Namun, jiwa dan semangat Pancasila juga punya batas-batas yang
menyangkut tetap tegaknya kesatuan-persatuan agar kebinekaan itu tetap
berfungsi sebagai kekayaan dan modal bangsa, jangan berfungsi
sebaliknya.
Pada
masa penjajahan, kebinekaan dijadikan alat untuk memecah belah bangsa
kita. Dalam konteks Indonesia merdeka, keadaan memang berubah cukup
fundamental. Namun, ini pun belum menyelesaikan seluruh persoalan.

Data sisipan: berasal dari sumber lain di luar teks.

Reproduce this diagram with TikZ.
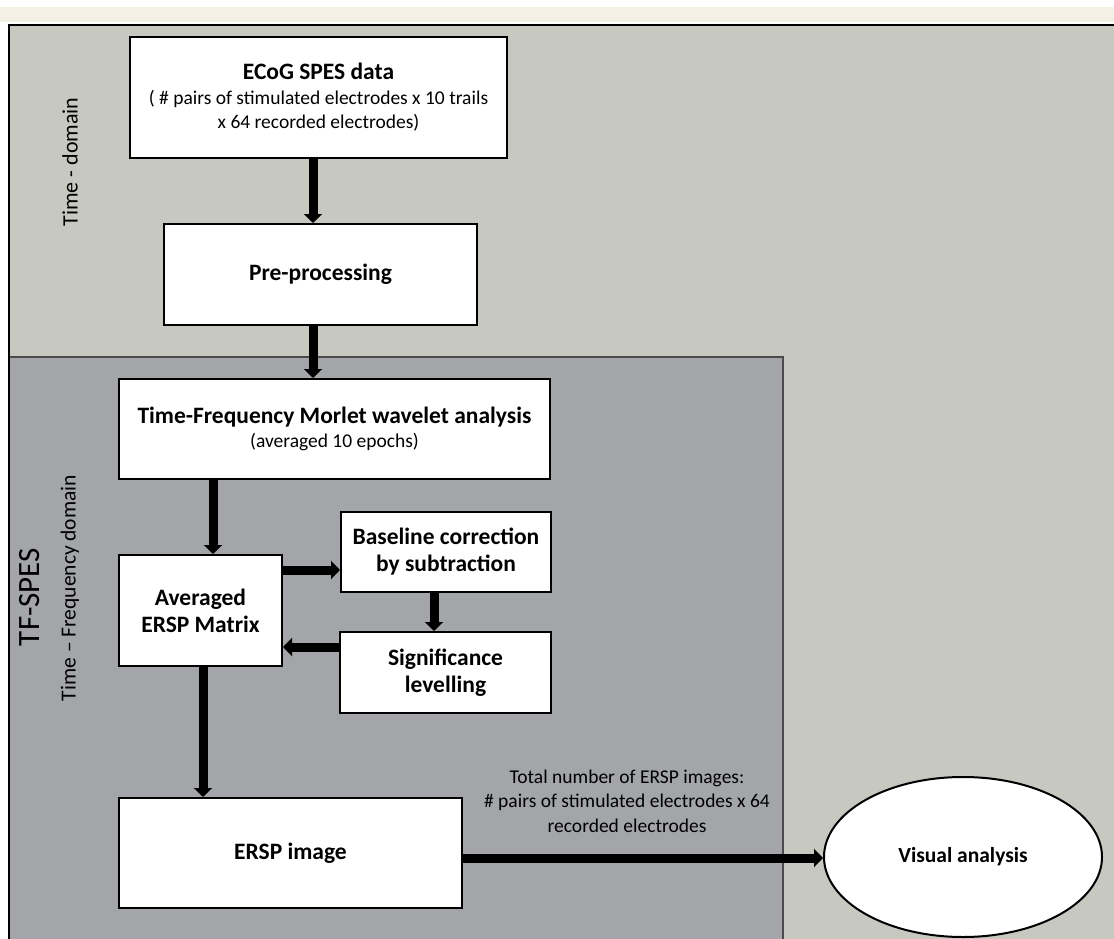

Ketika diputuskan untuk membentuk negara kesatuan Republik Indonesia,
semua kelompok dalam masyarakat terikat satu sama lain dalam satu
kesatuan-persatuan secara politis. Setelah melalui fase transisi, dapat
dikatakan bahwa kesatuan-persatuan politis itu tetap mantap, tapi
kesatuan-persatuan berbangsa dan bernegara masih terkotak-kotak.
Bertolak
dari persoalan tersebut, barangkali faktor keselamatan seluruh rakyat
itulah yang kiranya tetap merupakan perekat. Ada nasionalisme dan
patriotisme, namun lebih ke dalam, antarkita dengan manifestasi
ketulusan memberi dan menerima, ketulusan mendesak ke belakang
kepentingan dan ambisi pribadi, golongan, atau suku lewat jalan
Pancasila.
Jalan
Pancasila tidak bisa dikatakan sebagai jalan yang mudah, tetapi sejak
awal memang telah disadari bahwa memilih jalan Pancasila memang berarti
memilih jalan yang tidak mudah. Juga tidak dikatakan bahwa
pembatasan-pembatasan yang bersifat eksternal tidak diperlukan. Tetapi,
yang mesti jelas adalah pembatasan-pembatasan eksternal saja tidaklah
cukup. Itu mungkin dapat mencegah perpecahan, tetapi tidak dapat
menumbuhkan kesatuan dan persatuan.
Adapun
aturan main atau konsensus tersebut juga harus bersifat dinamis, tidak
sekali jadi, tetapi terus menjadi selalu terbuka untuk dikembangkan
dalam dan melalui proses pengalaman bersama.
Rakyat
sudah jenuh dengan pengotak-ngotakan yang mencetuskan konflik-konflik
horizontal. Rakyat mengharapkan para pemimpin negeri ini benar-benar
mampu memperbaiki keadaan. Janganlah kepentingan rakyat dinomorduakan
atau diadu domba untuk ambisi pribadi atau golongan.
Bangsa
ini masih memerlukan momen-momen yang mampu menggugah kesadaran akan
pentingnya Pancasila. Pancasila sebagai dasar dan falsafah negara harus
kita jaga dan kita pertahankan dengan segala cara. Tanpa Pancasila,
negeri ini akan digerogoti oleh bangsanya sendiri.